Walls: Travels Along the Barricades by Marcello Di Cintio

Walls: Travels Along the Barricades by Marcello Di Cintio

Author:Marcello Di Cintio
Language: eng
Format: epub
Tags: Canadian Non-Fiction, Travel, Borders, US-Mexico Border, Berlin Wall, Great Wall of Montreal, Syngman Rhee Line
Publisher: Goose Lane Edition
Published: 2012-08-16T04:00:00+00:00


It rained hard in the morning, but the sky cleared and the aroma of orange blossoms hung like honey from the trees on Ledra Street. They seemed to have bloomed overnight to herald the approaching heat of summer. I tried to stay beneath them as I walked, bathing in their invisible sweetness.

Ledra Street had not always been so kind. In the 1950s, EOKA killed so many British troops and Greek-Cypriot collaborators here that the road was dubbed Murder Mile. Now the street shone as the main shopping district of the Old City. Outlets of European chain stores were selling jewellery, shoes, and, oddly, coloured Palestinian kaffiyehs — yellow and green and pink — which were in fashion. The McDonald’s and Starbucks hummed with the conversation of sun-pinked and plump British tourists. “Taverna” restaurants offered apathetic versions of Cypriot cuisine to foreigners who didn’t know the difference. The orange blossoms provided the only charm to this road of commercial tourism.

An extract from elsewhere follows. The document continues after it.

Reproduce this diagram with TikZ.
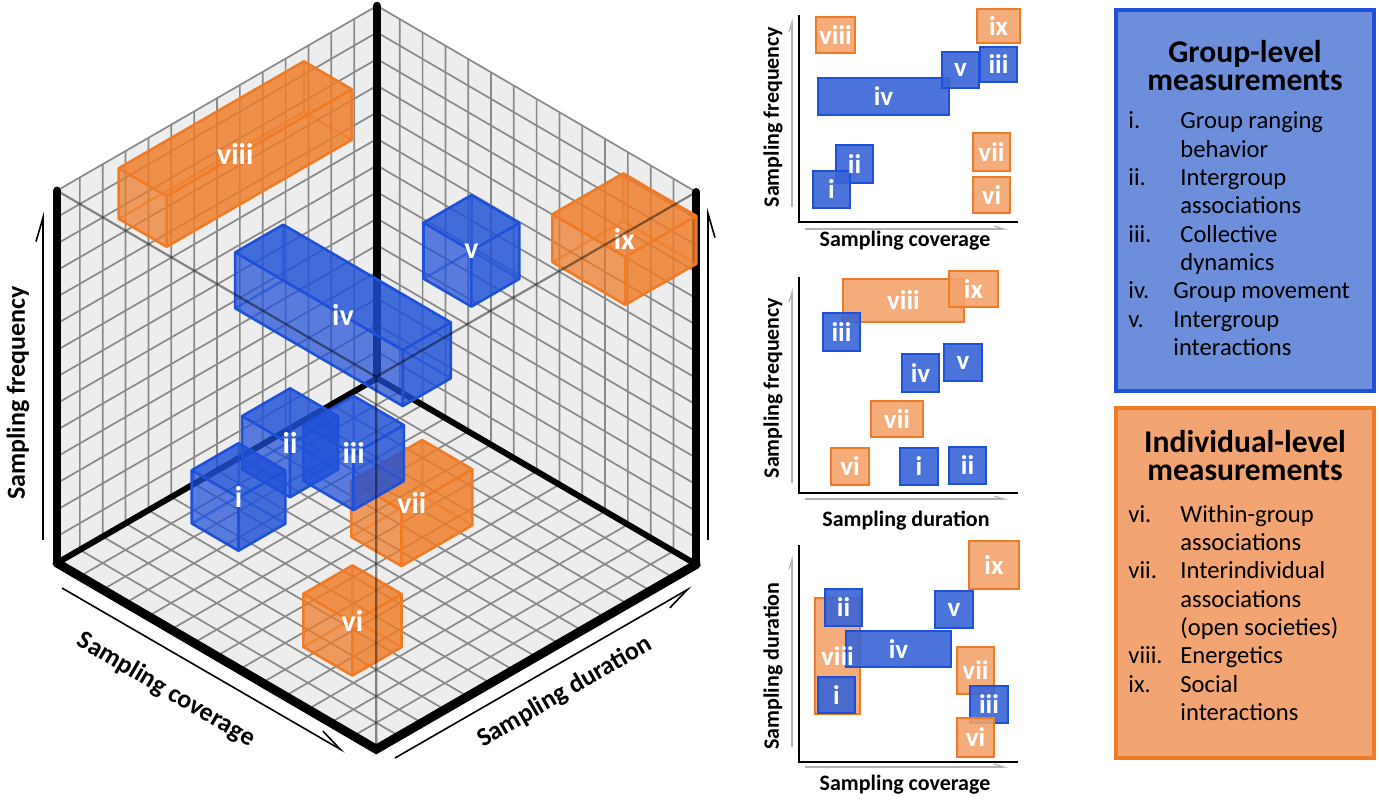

I turned right down a side street to the café where I sat nearly every day for three weeks and spent far too many euros. The weather was warm during my time in Nicosia, and the café workers dragged every table and chair outside onto the street. The seats filled quickly with Cypriot bohemians, big-haired philosophers, and women in hippie head scarves who all drank espresso frappés. I ordered small Cypriot coffees in quick succession, but my regular server eventually cut me off. “You drink too much coffee,” she said. “It is not good for you. Can I bring you a lemonade instead?”

After my coffees and lemonade, I returned to Ledra and entered a souvenir shop called Fanos. The store was one of the few original shops on the street and was named for its owner, Fanos Pavlides, who had worked there for more than sixty years. I’d wanted to talk to Fanos since I arrived in Cyprus, but he always put me off. He was always too busy. This time when I walked in, Fanos was trying to sell a bottle of zivania, the Cypriot answer to grappa, to a pair of female Slovakian tourists. “We used to drink whiskey on Cyprus, but we switched to zivania because it doesn’t give a headache,” Fanos said. “Your husbands will love it.” The women were not convinced and settled instead for a few postcards before leaving the store.

Fanos was not happy with the sale, and not happy to see me, but the store was empty and he had no excuse to refuse a conversation. Clad in the sweater vest, shirt, tie, and jacket ensemble — apparently the required dress for aging men of the eastern Mediterranean — Fanos sighed and sank into a chair behind a cluttered desk. I asked him about Ledra Street. “I started working here in 1945, when I was a teenager. We sold bicycles at the time.”

“You were a teenager in 1945? How old are you now?” I asked.

“Eighty-four years old.”

“Really?! You don’t look older than sixty.”

“It is because of the zivania,” he said, his sales pitch lingering.